Hace muchos años (prefiero no echar cuentas) que estudié en dos academias diferentes para sacar varios títulos de masajista. Era algo que llegó a mi vida por casualidad y que me gustó y se me dio bien desde el principio. En la primera academia pasé bastante tiempo adquiriendo conocimientos de anatomía, pero también recibiendo consejos sobre cómo aplicar y cómo no todo lo que estábamos aprendiendo.
En la primera clase, lo primero que nos dijo la profesora que se encargaba de la parte práctica fue: “Nunca deis un masaje gratis, ni siquiera ahora que estáis aprendiendo, jamás lo deis a cambio de nada. No es necesario que cobréis dinero, puede ser una cena, un cine, una clase de manualidades… ¡Lo que sea! En el momento que hagáis un masaje a cambio de nada y menos aun si os lo piden directamente o estaréis condenados de por vida al “me duele aquí, mírame allá” para siempre”.
¡Qué razón tenía! Si es que, si es lo primero que te dicen, antes aun de pedirte distinguir el bíceps del pectoral, por algo será.
Ahí empecé yo a hacer masajes a un equipo de baloncesto. A cambio podría poner en mi currículum que colaboraba con un equipo y me valdría hasta cierto punto como experiencia. Era rara la semana que no tenía uno o dos pares de gemelos contracturados en mi camilla. Pero luego mi problema realmente importante se trasladó a mi vida más personal.
Yo ya no podía pedir que mi novio me diese un masaje en la espalda, aunque mi finalidad real fuese que me metiese mano y acabar retozando cual potros salvajes. No, porque “yo no sé, tú lo sabes hacer mejor y no te va a gustar” y ahí me quedé desterrada a ese mundo en el que no tienes derecho a que nadie te frote la espalda aunque sea, si no es un terapeuta titulado, porque todo el mundo cree que vas a analizar cada movimiento y pensar que es una mierda de masaje.
Y no solo eso, si no que mi novio, de pronto, se convirtió en un experto en auto diagnosticarse tendinitis, contracturas y demás lesiones del sistema locomotor basándose en sus cero conocimientos sobre anatomía y sus mil búsquedas en Google (al menos descartaba los enlaces en lo que sus síntomas eran relacionados con cáncer, esta vez) y entonces venía su frase estrella “¿Me miras aquí? Es que tengo una tendinitis aquí…” y se buscaba incrustándose el dedo pulgar entre dos músculos de un brazo o una pierna y, al llegar a algún músculo más profundo, se frotaba en sentido inverso al sentido de las fibras y gritaba diciendo “¿Ves? Es que esto me duele muchísimo”. Pues claro, idiota, si te clavas el dedo así, te duele porque ¡te estás clavando el dedo! Creo que no es necesario un doctorado en medicina para entenderlo.

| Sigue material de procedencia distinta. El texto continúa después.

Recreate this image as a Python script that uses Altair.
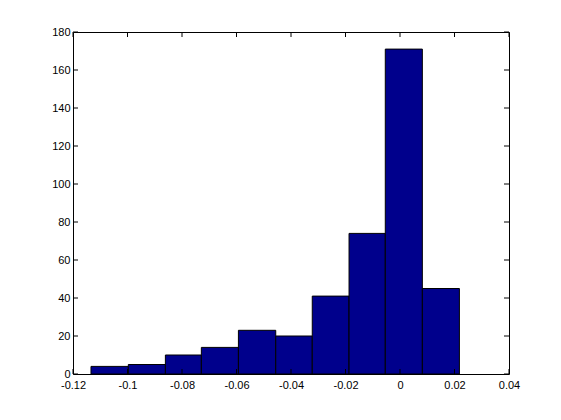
import altair as alt
import pandas as pd

bin_left = [-0.1134, -0.0997, -0.0861, -0.0729, -0.0593, -0.0456, -0.0322, -0.0187, -0.0054, 0.0082]
bin_right = [-0.0997, -0.0861, -0.0729, -0.0593, -0.0456, -0.0322, -0.0187, -0.0054, 0.0082, 0.0218]
counts = [4, 5, 10, 14, 23, 20, 41, 74, 171, 45]
x_ticks = [-0.12, -0.1, -0.08, -0.06, -0.04, -0.02, 0, 0.02, 0.04]
y_ticks = [0, 20, 40, 60, 80, 100, 120, 140, 160, 180]

W, H = 436, 342
FONT = "Liberation Sans"

bars = pd.DataFrame({"x0": bin_left, "x1": bin_right, "count": counts, "base": [0] * len(counts)})
xt = pd.DataFrame({"v": x_ticks})
yt = pd.DataFrame({"v": y_ticks})

xscale = alt.Scale(domain=[-0.12, 0.04], nice=False, zero=False)
yscale = alt.Scale(domain=[0, 180], nice=False)

label_expr = "replace(format(datum.value, '~g'), '\u2212', '-')"

xaxis = alt.Axis(values=x_ticks, ticks=False, domain=False, grid=False,
                 labelExpr=label_expr, labelFont=FONT, labelFontSize=11,
                 labelColor="#000000", labelPadding=5, labelFlush=False,
                 labelOverlap=False, title=None)
yaxis = alt.Axis(values=y_ticks, ticks=False, domain=False, grid=False,
                 labelFont=FONT, labelFontSize=11, labelColor="#000000",
                 labelPadding=3, labelFlush=False, labelOverlap=False, title=None)

bar_layer = alt.Chart(bars).mark_rect(color="#00008C", stroke="#000000", strokeWidth=1).encode(
    x=alt.X("x0:Q", scale=xscale, axis=xaxis),
    x2="x1:Q",
    y=alt.Y("count:Q", scale=yscale, axis=yaxis),
    y2="base:Q",
)

tick_len = 5
bottom_ticks = alt.Chart(xt).mark_rule(color="#000000", strokeWidth=1).encode(
    x=alt.X("v:Q", scale=xscale, axis=xaxis), y=alt.value(H), y2=alt.value(H - tick_len))
top_ticks = alt.Chart(xt).mark_rule(color="#000000", strokeWidth=1).encode(
    x=alt.X("v:Q", scale=xscale, axis=xaxis), y=alt.value(0), y2=alt.value(tick_len))
left_ticks = alt.Chart(yt).mark_rule(color="#000000", strokeWidth=1).encode(
    y=alt.Y("v:Q", scale=yscale, axis=yaxis), x=alt.value(0), x2=alt.value(tick_len))
right_ticks = alt.Chart(yt).mark_rule(color="#000000", strokeWidth=1).encode(
    y=alt.Y("v:Q", scale=yscale, axis=yaxis), x=alt.value(W), x2=alt.value(W - tick_len))

chart = alt.layer(bar_layer, bottom_ticks, top_ticks, left_ticks, right_ticks).properties(
    width=W, height=H,
    autosize=alt.AutoSizeParams(type="none"),
    padding={"left": 65, "top": 24, "right": 44, "bottom": 38},
    background="#ffffff",
).configure_view(stroke="#000000", strokeWidth=1).configure_axis(labelOverlap=False)

chart.save("out.html", embed_options={"renderer": "svg", "actions": False})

Se frotaba tanto que se acababa haciendo daño de verdad y como, una sola vez, cediera y le intentase ayudar, no es que quisiera todos los días, es que cada poco rato decía que había mejorado un poco y que si podía seguir.
Llegó un momento en que acabé aborreciendo hacer masajes, me parecía algo desagradable, forzado y que me producía un rechazo absoluto.
Pasaron los años, mi novio pasó a la historia y apareció quien es hoy mi marido. A él, como amigo, le hice un masaje a cambio de una cena. Cuando surgió el amor y apareció la intimidad, en la primera ocasión en que dijo eso de “Es que a ti se te da mejor” le dije que yo no me podía dar masajes a mí misma y desde entonces disfruto como una enana con sus caricias en las piernas cuando los niños me hacen pasar de pie toda la tarde viéndolos tirarse por el tobogán, cuando estoy estresada y me masajea los pies o cuando queremos iniciar una noche de pasión y empezamos embadurnándonos en aceites con esencias exóticas.
Lección totalmente aprendida, maestra, cuando aprendes a hacer masajes debes cobrar algo a cambio SIEMPRE. (Esto es aplicable a cualquier cosa en realidad, porque basta que sepas hacer algo a nivel profesional para que alguien se pueda aprovechar de tu confianza, pero en este tema afecta todavía más a nivel personal e íntimo).
Escrito por Luna Purple, basado en una historia real.